— START —
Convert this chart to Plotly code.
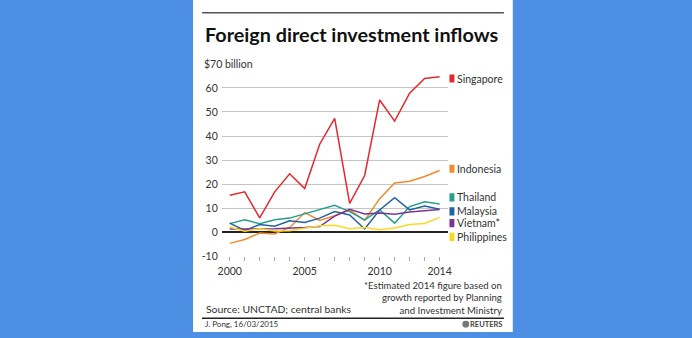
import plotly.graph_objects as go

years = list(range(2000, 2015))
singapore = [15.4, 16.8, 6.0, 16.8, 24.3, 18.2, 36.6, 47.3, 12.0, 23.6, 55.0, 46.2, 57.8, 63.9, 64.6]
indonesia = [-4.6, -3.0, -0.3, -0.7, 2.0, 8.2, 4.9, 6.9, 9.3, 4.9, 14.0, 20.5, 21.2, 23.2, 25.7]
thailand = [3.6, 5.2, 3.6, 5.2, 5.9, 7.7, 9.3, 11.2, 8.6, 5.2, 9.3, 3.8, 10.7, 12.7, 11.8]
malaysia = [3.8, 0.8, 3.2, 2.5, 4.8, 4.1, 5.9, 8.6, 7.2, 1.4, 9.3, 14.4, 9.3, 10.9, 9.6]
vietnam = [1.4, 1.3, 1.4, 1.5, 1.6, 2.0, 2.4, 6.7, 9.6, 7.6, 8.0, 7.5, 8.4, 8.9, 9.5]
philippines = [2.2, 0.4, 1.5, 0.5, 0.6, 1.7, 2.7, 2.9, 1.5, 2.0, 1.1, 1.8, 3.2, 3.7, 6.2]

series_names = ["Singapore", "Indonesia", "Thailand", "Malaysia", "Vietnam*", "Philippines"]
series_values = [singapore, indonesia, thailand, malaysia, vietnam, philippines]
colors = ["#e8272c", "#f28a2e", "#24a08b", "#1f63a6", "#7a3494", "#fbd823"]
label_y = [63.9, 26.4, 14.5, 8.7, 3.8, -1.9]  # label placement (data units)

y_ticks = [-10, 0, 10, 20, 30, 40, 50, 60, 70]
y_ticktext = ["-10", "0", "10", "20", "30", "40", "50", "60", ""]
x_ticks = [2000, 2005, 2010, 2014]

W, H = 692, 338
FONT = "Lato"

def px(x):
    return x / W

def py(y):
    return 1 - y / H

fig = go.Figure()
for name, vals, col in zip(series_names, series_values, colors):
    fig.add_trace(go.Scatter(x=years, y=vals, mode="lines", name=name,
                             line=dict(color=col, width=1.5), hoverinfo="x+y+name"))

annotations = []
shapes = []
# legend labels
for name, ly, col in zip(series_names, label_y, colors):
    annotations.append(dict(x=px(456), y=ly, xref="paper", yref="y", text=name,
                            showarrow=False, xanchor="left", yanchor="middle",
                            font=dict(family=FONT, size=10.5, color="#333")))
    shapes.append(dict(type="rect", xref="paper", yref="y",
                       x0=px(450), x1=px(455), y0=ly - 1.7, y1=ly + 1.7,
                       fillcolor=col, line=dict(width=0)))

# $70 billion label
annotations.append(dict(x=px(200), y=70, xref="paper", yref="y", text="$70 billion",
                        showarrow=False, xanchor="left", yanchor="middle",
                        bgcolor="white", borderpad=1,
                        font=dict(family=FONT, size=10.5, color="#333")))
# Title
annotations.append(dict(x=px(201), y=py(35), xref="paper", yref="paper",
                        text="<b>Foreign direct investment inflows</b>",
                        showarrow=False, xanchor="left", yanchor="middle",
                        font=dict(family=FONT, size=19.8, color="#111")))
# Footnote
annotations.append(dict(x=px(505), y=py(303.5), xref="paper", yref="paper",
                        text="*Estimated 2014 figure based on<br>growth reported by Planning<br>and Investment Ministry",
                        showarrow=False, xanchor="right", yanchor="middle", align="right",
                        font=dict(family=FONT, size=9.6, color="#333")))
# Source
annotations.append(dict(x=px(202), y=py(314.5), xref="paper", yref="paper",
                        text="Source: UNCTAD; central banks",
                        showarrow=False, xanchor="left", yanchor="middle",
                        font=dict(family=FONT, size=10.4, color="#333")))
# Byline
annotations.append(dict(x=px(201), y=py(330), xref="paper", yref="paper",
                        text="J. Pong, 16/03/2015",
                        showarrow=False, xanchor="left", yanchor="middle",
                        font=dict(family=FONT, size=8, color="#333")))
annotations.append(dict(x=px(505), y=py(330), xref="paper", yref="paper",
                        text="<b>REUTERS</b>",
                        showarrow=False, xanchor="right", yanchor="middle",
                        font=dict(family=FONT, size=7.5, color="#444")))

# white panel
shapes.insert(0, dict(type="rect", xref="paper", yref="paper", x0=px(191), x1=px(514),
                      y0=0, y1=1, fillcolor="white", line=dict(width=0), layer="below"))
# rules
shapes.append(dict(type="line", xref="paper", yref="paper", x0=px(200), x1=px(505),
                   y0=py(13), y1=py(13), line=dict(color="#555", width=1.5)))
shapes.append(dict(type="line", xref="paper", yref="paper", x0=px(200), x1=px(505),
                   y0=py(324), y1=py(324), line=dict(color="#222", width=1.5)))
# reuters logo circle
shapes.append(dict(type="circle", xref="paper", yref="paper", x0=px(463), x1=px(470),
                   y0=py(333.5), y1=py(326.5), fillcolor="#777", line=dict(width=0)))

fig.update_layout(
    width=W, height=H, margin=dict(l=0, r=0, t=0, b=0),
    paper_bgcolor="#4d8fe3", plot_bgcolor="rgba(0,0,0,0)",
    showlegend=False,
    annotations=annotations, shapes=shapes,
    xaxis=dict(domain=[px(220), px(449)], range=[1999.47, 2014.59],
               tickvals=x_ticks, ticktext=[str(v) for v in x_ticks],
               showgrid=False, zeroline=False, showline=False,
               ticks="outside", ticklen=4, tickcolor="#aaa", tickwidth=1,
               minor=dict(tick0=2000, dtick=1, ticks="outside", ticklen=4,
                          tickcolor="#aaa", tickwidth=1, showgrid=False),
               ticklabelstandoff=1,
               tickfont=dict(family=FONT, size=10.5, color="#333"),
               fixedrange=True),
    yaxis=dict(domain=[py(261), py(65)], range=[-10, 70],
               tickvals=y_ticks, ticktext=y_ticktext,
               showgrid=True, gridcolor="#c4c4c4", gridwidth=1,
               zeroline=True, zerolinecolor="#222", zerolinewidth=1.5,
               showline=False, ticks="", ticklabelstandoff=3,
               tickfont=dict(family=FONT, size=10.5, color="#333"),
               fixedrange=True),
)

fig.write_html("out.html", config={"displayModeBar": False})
— END —
## Your objective
Return, unchanged, the lines from the first line of the material through the line that holds "label_y = [63.9, 26.4, 14.5, 8.7, 3.8, -1.9]", inclusive, omitting pictures.

## Answer
Convert this chart to Plotly code.
import plotly.graph_objects as go

years = list(range(2000, 2015))
singapore = [15.4, 16.8, 6.0, 16.8, 24.3, 18.2, 36.6, 47.3, 12.0, 23.6, 55.0, 46.2, 57.8, 63.9, 64.6]
indonesia = [-4.6, -3.0, -0.3, -0.7, 2.0, 8.2, 4.9, 6.9, 9.3, 4.9, 14.0, 20.5, 21.2, 23.2, 25.7]
thailand = [3.6, 5.2, 3.6, 5.2, 5.9, 7.7, 9.3, 11.2, 8.6, 5.2, 9.3, 3.8, 10.7, 12.7, 11.8]
malaysia = [3.8, 0.8, 3.2, 2.5, 4.8, 4.1, 5.9, 8.6, 7.2, 1.4, 9.3, 14.4, 9.3, 10.9, 9.6]
vietnam = [1.4, 1.3, 1.4, 1.5, 1.6, 2.0, 2.4, 6.7, 9.6, 7.6, 8.0, 7.5, 8.4, 8.9, 9.5]
philippines = [2.2, 0.4, 1.5, 0.5, 0.6, 1.7, 2.7, 2.9, 1.5, 2.0, 1.1, 1.8, 3.2, 3.7, 6.2]

series_names = ["Singapore", "Indonesia", "Thailand", "Malaysia", "Vietnam*", "Philippines"]
series_values = [singapore, indonesia, thailand, malaysia, vietnam, philippines]
colors = ["#e8272c", "#f28a2e", "#24a08b", "#1f63a6", "#7a3494", "#fbd823"]
label_y = [63.9, 26.4, 14.5, 8.7, 3.8, -1.9]  # label placement (data units)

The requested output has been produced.